Entre les deux Grèces, l’européenne et l’asiatique, la mer se présente plus hospitalière aux marins que dans toute autre partie de la Méditerranée : on ne retrouve, au voisinage des continents, des eaux aussi bienveillantes pour l’homme que dans les archipels de la Sonde. Si l’on étudie sur la carte de la mer Egée la distribution des îles qui jalonnent les distances entre les deux rives continentales, on constate l’existence de plusieurs « ponts », véritables alignements de piles insulaires, toutes assez rapprochées les unes des autres pour que les embarcations restent toujours en vue de la terre ferme.
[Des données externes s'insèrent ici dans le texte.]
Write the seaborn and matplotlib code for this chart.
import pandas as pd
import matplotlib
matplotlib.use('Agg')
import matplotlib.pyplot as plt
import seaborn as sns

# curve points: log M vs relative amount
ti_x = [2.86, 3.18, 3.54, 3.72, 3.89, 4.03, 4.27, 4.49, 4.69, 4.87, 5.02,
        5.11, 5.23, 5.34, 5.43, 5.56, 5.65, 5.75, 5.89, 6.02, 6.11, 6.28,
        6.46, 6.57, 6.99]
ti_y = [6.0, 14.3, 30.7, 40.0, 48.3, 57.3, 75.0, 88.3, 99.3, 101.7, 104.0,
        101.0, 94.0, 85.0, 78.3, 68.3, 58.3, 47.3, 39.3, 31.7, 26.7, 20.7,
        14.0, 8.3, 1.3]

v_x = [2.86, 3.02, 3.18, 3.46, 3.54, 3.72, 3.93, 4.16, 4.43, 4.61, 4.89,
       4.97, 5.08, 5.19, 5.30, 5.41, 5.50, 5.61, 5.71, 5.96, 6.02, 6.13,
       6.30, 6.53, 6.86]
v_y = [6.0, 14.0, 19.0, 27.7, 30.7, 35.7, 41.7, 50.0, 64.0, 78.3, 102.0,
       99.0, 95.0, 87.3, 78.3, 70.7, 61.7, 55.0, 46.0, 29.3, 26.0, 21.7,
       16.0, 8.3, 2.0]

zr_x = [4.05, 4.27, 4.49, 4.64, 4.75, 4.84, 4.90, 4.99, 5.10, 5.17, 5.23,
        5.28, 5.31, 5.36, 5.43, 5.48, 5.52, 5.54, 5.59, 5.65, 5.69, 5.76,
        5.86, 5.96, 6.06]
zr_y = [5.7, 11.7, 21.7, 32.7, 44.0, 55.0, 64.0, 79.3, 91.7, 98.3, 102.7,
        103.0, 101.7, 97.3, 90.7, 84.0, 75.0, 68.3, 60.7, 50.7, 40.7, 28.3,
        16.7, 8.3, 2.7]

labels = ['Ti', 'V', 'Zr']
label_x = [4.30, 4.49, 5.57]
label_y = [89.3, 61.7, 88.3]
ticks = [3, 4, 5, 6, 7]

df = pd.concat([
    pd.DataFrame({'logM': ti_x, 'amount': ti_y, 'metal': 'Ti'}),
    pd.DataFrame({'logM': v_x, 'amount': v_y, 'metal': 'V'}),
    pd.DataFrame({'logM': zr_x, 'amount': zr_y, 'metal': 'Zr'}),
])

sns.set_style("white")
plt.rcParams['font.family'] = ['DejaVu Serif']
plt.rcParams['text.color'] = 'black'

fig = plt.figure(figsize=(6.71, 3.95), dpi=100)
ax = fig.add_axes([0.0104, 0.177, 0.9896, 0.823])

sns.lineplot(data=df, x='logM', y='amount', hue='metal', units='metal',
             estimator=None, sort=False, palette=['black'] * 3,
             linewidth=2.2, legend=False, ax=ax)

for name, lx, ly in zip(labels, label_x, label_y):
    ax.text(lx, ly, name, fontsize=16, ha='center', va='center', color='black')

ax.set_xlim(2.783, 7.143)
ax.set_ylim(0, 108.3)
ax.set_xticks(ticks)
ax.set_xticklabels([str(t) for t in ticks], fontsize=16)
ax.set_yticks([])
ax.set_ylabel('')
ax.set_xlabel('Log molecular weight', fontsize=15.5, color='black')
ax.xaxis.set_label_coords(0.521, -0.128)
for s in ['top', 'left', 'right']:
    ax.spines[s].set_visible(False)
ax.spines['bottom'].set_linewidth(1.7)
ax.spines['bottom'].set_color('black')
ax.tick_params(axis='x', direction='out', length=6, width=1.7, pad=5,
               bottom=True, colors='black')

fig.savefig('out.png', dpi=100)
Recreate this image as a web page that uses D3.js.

Que l’on parte de l’entrée du golfe Pagasétique, aujourd’hui de Volo, entre la Thessalie et l’Eubée, pour se diriger vers les Dardanelles : dès qu’on a doublé le dernier cap de la péninsule Magnésienne, on se trouve à l’abri d’une longue avenue d’îles, d’îlots, de rochers s’élevant de l’eau profonde, puis au sortir de cette allée triomphale, on n’a qu’à franchir une soixantaine de kilomètres pour se trouver dans les eaux asiatiques, soit dans un port de la Chalcidique,

  1. Zénaïde A. Ragozin, Vedic India, p. 72.